I am writing to express my dissatisfaction with your delivery service for the ‘Hendrix Junior’ guitar that I bought from you on 7th July. What I found in the package was a big shock to me -- the guitar neck was completely scratched and the strings were completely broken into small pieces.



Considering that it probably happened during the course of delivery, I would be grateful if you could send me another guitar in good conditions. Then I can send the broken item back to you ( on a date at your choosing. ) I think words in the brackets are not necessary. Otherwise, I have no choice but ask for a refund on the guitar and the delivery service.



I am looking forward to hearing from you.



Yours faithfully,

Simon James

Note : Try to put all paragraphs to the left in modern letters.
Students: Are you brave enough to let our tutors analyse your pronunciation?
Today I am not posting a proper writing. I have been writing a couple of letter in english and some doubts came to my mind, are these sentences allright?

1st- "There is no sense in...." (I would use this one) or "There is no sense on..."

2nd- "It made you be mistaken"

3rd- "I hope to pass on september"

4th- "He drove us the railway station" (is not necessary to write "to the railway station?" I am very confused with this one as my dictionaries write as an example in all of them : "He drove me home" what sounds nice to me but not my own example...)

5th- "We had some time in order to sleep"--> can I short it just saying "we had some time to sleep" showing purpose? Or should I use "for" instead of "to"?

6th- Should I say "next day" or "following day"? I think it is far better the first one but I see nothing wrong in the other one.

About the revised tactful letter, you have replaced "taking into account" by "Considering" I have always thought both words meant the same, is it a question or register or, on the contrary do they mean different things?

Could you give me some advice on how to improve my style? I don't know what to do.. I see the corrections much better but I am not able to write like that on myself....

Thanks for everything
Hello,

It's best if you start a new post when your questions have nothing to do with the existing thread as otherwise everything gets rather confusing. It's also a good idea not to ask too many questions in one post. Our 'English Grammar' section would be more appropriate for your questions. Emotion: smile I'll answer your queries here but if you come back please post any other questions in a more relevant section?

Please bear in mind that it is difficult to say what is correct or not without context. The same phrase would be correct in some situations and incorrect in others.

1st- "There is no sense in...." (I would use this one) yes correct or "There is no sense on..." no, usually incorrect

2nd- "It made you be mistaken" incorrect

3rd- "I hope to pass on september" incorrect. in September. Please not that proper nouns such as month names always have capital letters.

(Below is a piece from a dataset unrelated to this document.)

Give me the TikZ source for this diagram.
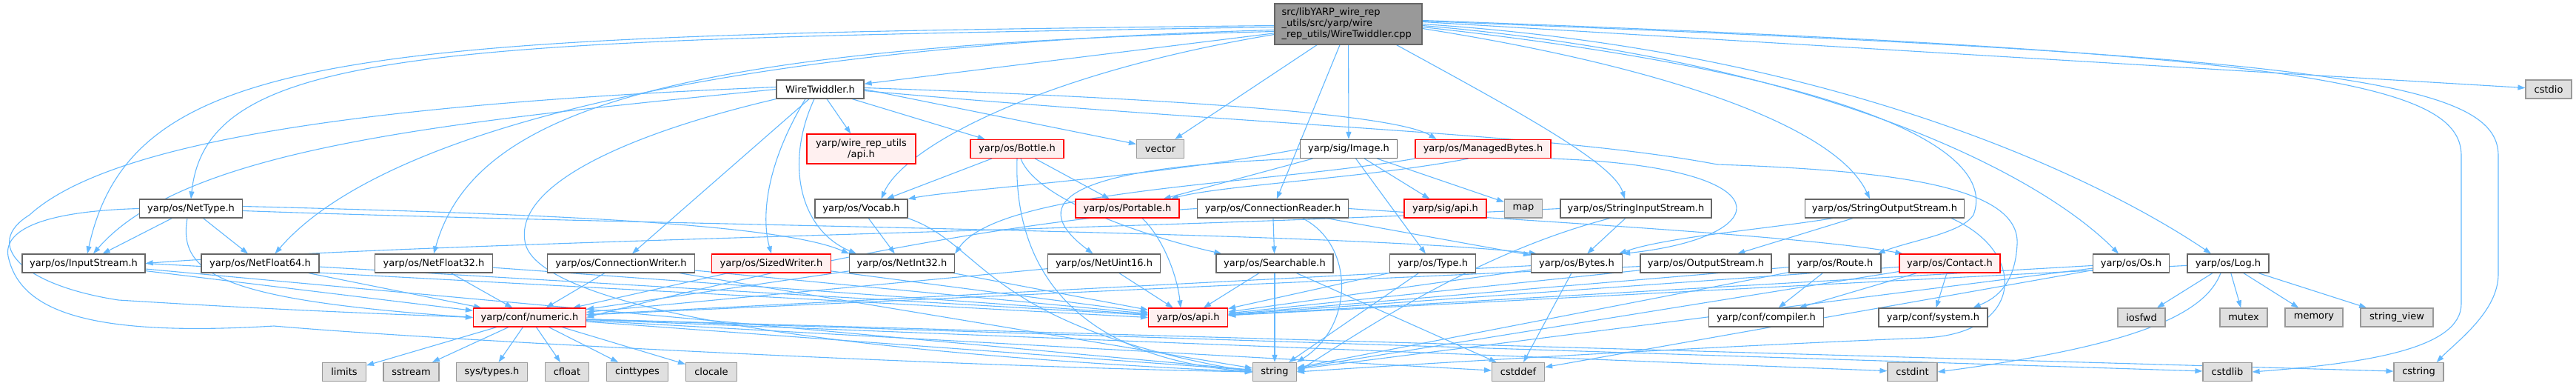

4th- "He drove us the railway station" (is not necessary to write "to the railway station?" I am very confused with this one as my dictionaries write as an example in all of them : "He drove me home" what sounds nice to me but not my own example...) You do need 'to' the railway station. It is incorrect without. The word 'home' is unusual in a couple of its uses.

5th- "We had some time in order to sleep"--> can I short it just saying "we had some time to sleep" showing purpose? Or should I use "for" instead of "to"? Hard to say without context.

6th- Should I say "next day" or "following day"? I think it is far better the first one but I see nothing wrong in the other one. We can't say without context. Usually means the same thing.